Prince Charles has linked climate change to the conflict in Syria and the refugee crisis in an interview with Sky News. The Prince of Wales has long been known as a campaigner for tackling climate change and a champion of environmental issues.
On the Syrian conflict, the Prince said: "There's very good evidence indeed that one of the major reasons for this horror in Syria, funnily enough, was a drought that lasted for about five or six years, which meant that huge numbers of people in the end had to leave the land."
Suggestions that climate change was a factor in the violence in Syria come from a study published in May which said a drought in the country between 2006-2009 caused by global warming created a huge and unstable demographic shift after an estimated 1.5 million people fled the arid countryside for the cities.

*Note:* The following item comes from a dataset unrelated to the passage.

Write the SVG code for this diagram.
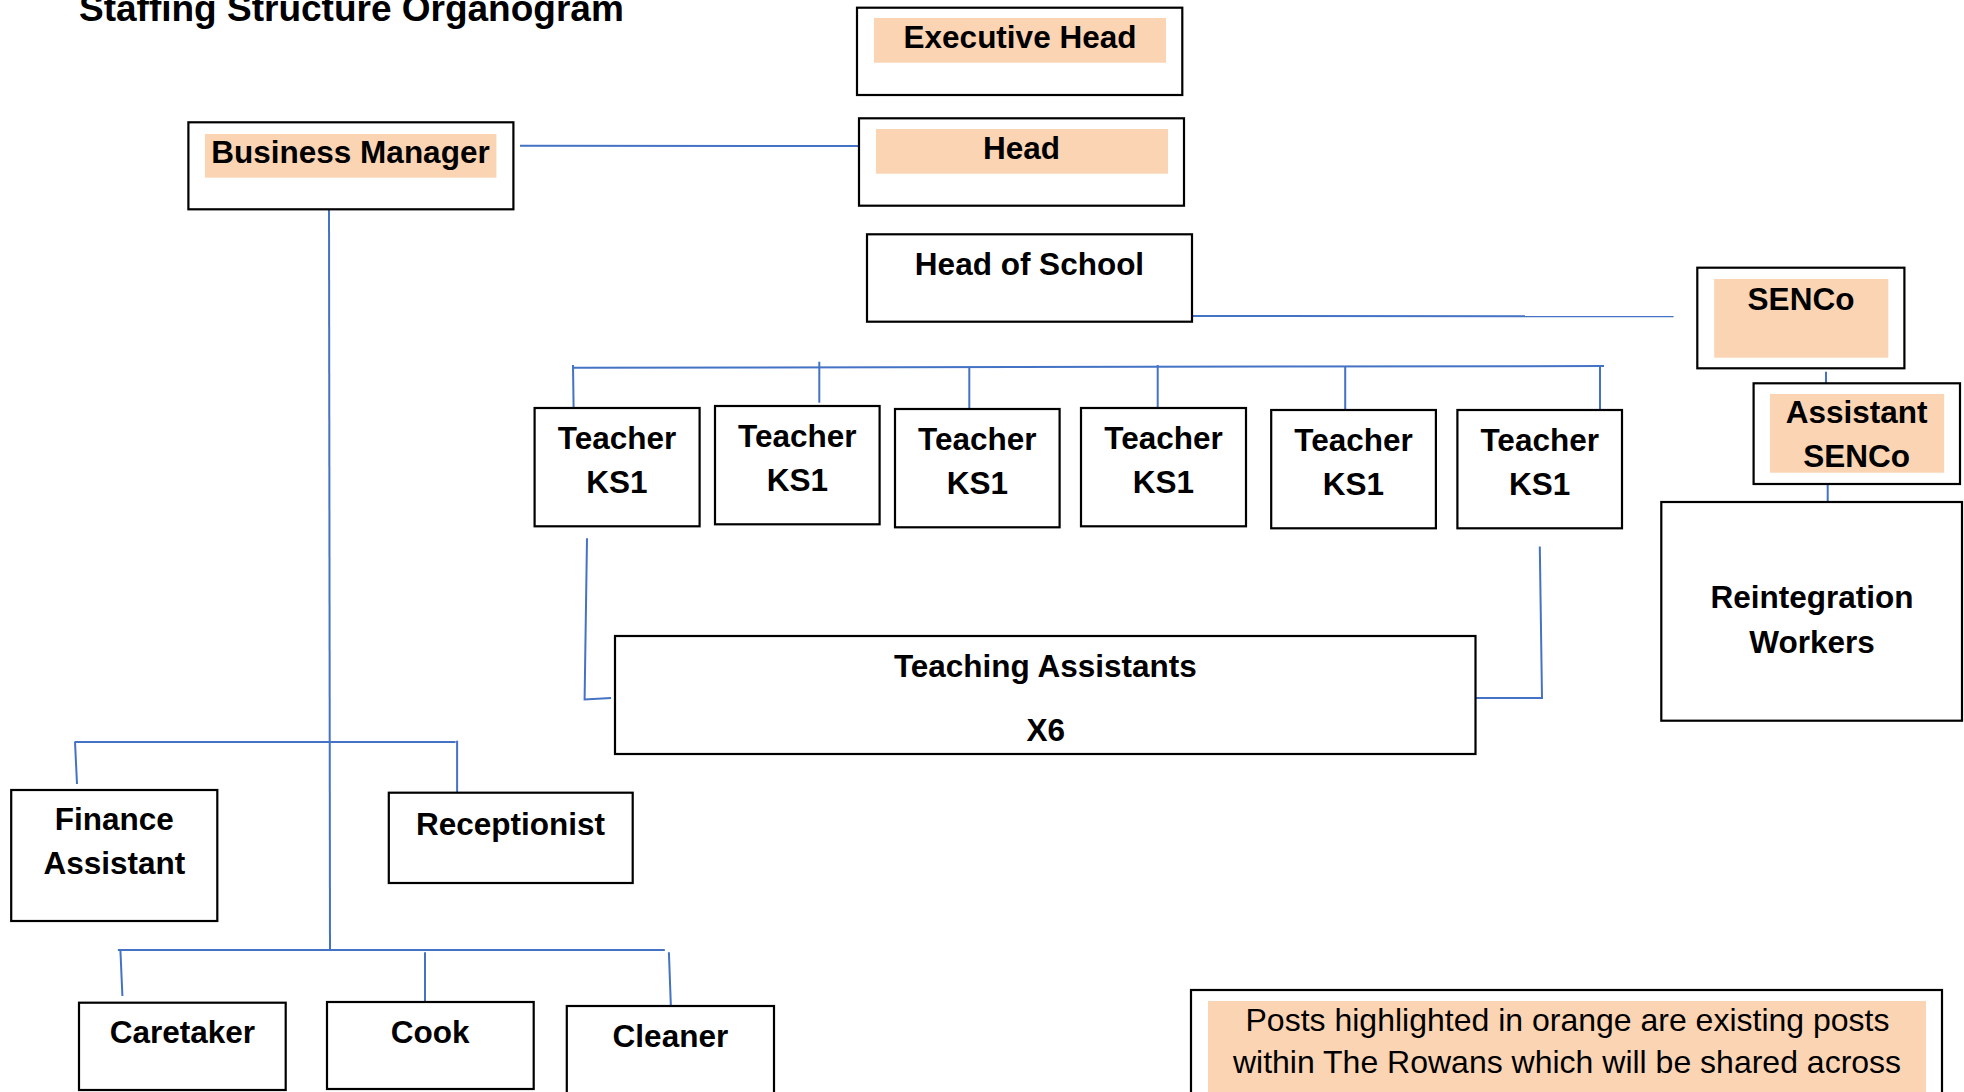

The interview, to be shown on Sky at 8pm on 23 November, was recorded before the Paris attacks. It is the only interview with the prince before the 2015 Paris Climate Conference, where he will be delivering a keynote speech.
When asked about the financial implications of tackling climate change, the prince said: "The trouble is if we don't, it's going to get so much worse, then life will become very, very complicated indeed... we've been putting so much pressure on the natural systems and all those aspects of nature that we take for granted.
"Do we really have to face catastrophes and chaos before we understand that real action needs to be taken?"
Talking about the UN climate talks due to start in Paris at the end of November, the prince said it would be very difficult to get the necessary agreements but that the international community had to "follow up... and ratchet up the commitments after the Paris conference".